Is this what it’s like for normal people? To want to just space out and exist, observe, take in the world? I guess it’s a good thing that I’m becoming more like that, means I’m being more discovery-oriented and enjoying and explorative. And I do think that that’s a bit easier on your brain, too. Sometimes.
It’s just like. I guess I’m a little overwhelmed (wrong word, but) with how good this is. How it’s happening. I think when things are bad and you actually want to turn them around you’ve got to find the things you’re being stubborn on that might just be causing your ruin. And then not be so stubborn on them. Also making lists of good things, trying new things, that’s good shit. Just putting yourself in GU situations.
So I guess I’m getting comfortable with letting the music be a thing in me. Giving him some control, lmao. That’s a tHING! Remember though, I don’t even have that control really in the long run, so letting go is the best way to get what I really want, I think. Letting go.
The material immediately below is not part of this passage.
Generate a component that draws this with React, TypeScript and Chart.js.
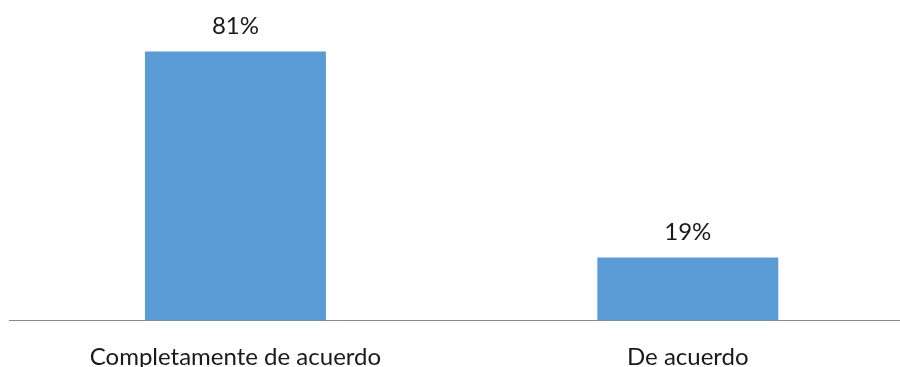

I feel like there’s just one more thing I wanna say before I do, but I also think that maybe that’s a myth I’m telling myself to keep control? If I had to say one thing, I guess it would be that, at some point, I’m gonna need to check back in on who I am, where I’m going, how I’m doing that, why I’m doing that. Remember me, re-indulge in discovery of myself.
But that’s an as-needed thing.
Petition to execute all the people who made 2020 vision jokes because clearly they were lying.